Neutrino oscillations, neutrino masses and supersymmetry

Abstract

The neutrino mass matrix is constraint considering in a three-generation scenario, which includes or excludes LSND and considers the atmospheric neutrinos of Super-Kamiokande and the solar neutrino experiments. In this way one is able to construct the neutrino mass matrix, up to a mass scale and up to the Majorana neutrino CP eigenvalues. By using the expectation value of the electron neutrino mass obtained in the neutrinoless double beta decay, one can derive an upper limit of 2.53 [eV] for the sum of the masses of the three neutrinos. In a second part we use the R violating minimal supersymmetric model ( R -MSSM) to construct the neutrino mass matrix. The contributions on the tree level yield by mixing with the neutralinos (photino, zino, higgsino 1 and higgsino 2) a separable 3 · 3 mass matrix, which has two mass eigenvalues, which are zero and a third eigenvalue different from zero.

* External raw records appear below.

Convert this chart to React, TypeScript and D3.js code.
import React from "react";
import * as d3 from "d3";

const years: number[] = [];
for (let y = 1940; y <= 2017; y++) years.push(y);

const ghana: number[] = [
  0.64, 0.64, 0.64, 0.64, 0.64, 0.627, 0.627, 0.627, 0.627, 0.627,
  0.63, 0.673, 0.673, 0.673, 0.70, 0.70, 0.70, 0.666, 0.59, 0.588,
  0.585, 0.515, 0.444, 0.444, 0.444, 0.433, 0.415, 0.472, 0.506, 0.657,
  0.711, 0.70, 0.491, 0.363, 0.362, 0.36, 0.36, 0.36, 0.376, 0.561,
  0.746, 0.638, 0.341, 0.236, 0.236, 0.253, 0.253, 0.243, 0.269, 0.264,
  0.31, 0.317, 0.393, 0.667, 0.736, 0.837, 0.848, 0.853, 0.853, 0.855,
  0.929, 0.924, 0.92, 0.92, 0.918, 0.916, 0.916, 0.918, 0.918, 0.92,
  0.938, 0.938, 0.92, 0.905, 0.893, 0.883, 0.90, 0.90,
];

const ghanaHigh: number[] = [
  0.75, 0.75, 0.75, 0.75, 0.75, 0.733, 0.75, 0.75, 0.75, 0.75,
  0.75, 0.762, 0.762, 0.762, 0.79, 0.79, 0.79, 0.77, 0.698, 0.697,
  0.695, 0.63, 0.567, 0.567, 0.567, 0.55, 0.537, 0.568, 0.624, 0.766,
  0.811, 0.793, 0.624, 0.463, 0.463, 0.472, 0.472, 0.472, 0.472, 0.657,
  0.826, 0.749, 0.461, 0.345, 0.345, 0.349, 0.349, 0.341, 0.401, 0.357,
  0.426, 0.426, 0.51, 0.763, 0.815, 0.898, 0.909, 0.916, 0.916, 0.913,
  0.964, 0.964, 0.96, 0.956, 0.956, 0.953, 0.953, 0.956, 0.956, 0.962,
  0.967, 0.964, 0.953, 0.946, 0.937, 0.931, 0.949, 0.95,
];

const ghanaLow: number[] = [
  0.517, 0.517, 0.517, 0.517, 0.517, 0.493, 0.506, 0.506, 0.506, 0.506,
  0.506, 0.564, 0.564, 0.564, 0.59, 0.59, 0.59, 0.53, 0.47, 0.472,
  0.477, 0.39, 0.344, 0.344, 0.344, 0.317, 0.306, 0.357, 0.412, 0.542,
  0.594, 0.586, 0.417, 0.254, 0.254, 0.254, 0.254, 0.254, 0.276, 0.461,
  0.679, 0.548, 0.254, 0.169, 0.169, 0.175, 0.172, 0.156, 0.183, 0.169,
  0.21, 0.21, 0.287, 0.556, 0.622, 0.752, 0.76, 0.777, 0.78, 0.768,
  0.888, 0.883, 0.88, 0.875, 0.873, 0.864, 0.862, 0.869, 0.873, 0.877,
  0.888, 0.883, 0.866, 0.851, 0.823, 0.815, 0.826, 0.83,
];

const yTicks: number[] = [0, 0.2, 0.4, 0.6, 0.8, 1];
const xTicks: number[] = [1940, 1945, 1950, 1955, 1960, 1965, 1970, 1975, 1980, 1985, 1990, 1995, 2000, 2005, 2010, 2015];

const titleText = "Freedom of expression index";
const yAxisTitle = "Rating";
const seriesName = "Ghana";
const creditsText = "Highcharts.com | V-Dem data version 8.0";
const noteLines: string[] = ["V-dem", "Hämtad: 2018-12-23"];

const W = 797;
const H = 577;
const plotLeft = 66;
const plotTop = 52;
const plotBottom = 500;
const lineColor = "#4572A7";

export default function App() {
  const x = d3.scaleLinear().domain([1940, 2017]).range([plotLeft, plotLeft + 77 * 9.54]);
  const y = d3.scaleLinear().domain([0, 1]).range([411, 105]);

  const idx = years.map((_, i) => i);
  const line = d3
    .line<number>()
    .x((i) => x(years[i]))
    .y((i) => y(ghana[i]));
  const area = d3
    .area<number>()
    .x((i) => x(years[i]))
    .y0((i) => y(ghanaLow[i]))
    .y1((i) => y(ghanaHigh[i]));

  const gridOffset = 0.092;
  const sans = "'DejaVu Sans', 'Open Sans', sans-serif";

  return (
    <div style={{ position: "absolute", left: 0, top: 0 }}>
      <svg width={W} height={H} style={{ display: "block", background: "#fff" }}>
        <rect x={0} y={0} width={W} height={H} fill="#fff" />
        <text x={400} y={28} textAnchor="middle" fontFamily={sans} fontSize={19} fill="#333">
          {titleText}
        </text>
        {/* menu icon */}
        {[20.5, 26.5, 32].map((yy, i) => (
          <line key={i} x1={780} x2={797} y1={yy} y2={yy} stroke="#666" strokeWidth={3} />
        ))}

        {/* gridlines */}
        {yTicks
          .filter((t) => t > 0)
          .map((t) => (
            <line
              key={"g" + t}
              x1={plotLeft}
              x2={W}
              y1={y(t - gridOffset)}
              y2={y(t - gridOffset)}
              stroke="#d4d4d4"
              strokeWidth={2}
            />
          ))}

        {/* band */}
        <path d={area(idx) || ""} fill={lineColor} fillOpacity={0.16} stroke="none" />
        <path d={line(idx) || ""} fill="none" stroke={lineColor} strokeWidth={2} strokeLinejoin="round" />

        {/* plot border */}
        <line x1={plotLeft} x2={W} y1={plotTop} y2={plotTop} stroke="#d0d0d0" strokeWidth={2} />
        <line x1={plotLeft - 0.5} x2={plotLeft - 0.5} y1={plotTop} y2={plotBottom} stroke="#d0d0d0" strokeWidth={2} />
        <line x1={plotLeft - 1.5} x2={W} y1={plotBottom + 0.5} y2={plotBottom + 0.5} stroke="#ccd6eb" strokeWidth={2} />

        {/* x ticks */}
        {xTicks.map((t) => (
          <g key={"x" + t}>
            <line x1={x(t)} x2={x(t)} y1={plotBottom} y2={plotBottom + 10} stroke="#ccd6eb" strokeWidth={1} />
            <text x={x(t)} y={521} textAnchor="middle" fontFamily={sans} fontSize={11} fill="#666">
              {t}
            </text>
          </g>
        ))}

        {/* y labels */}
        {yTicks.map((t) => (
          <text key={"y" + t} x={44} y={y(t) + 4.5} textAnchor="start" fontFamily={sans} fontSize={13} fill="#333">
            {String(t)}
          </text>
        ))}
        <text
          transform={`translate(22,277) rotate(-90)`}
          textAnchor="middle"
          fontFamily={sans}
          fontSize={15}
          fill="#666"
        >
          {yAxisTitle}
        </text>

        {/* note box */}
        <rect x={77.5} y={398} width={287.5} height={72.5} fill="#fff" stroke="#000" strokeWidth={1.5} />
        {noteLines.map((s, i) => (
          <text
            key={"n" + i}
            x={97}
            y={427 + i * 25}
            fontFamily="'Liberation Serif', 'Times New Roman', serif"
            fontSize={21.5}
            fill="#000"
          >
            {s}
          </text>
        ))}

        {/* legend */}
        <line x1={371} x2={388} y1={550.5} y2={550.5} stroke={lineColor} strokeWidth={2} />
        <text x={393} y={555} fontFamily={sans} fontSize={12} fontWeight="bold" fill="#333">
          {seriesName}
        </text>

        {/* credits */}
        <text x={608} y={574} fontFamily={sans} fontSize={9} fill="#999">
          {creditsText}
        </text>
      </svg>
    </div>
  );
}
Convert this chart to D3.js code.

This yields a hierachichal structure of two neutrinos with small masses and a third neutrino with a larger mass. If one includes the loop diagrams of quarks and SUSY quarks and of leptons and SUSY leptons one obtains for the three neutrinos a sum of tree separable matrices. Such a separable mass matrix of rank 3 has 9 independent parameters. One can fit five parameters from the neutrino oscillations: the three mixing angles of the matrix transforming the neutrinos from the mass eigenstates to the weak eigenstates and the two differences of the squared masses. One therefore has to reduce the nine free parameters of the mass matrix in the R -MSSM from nine to five. This is possible imposing a constraint on the cubic couplings employing an additional U(1) flavour symmetry. This approach has been very successful in studying the Yukawa couplings to fix the masses of the quarks and the non-neutrino leptons. In this way it is possible to reduce the R-parity violating coupling constants of the the R -MSSM from six to one. This reduces the free parameters of the neutrino mass matrix obtained in the SUSY model to four. We find in a three-family mixing scheme an averaged Majorana neutrino mass, which in principle can be obtained from the neutrinoless double beta decay, of | 〈 m 〉 | = 0.009 to 0.045[ eV]. These predictions can perhaps be tested by the next generation of neutrinoless double beta decay experiments.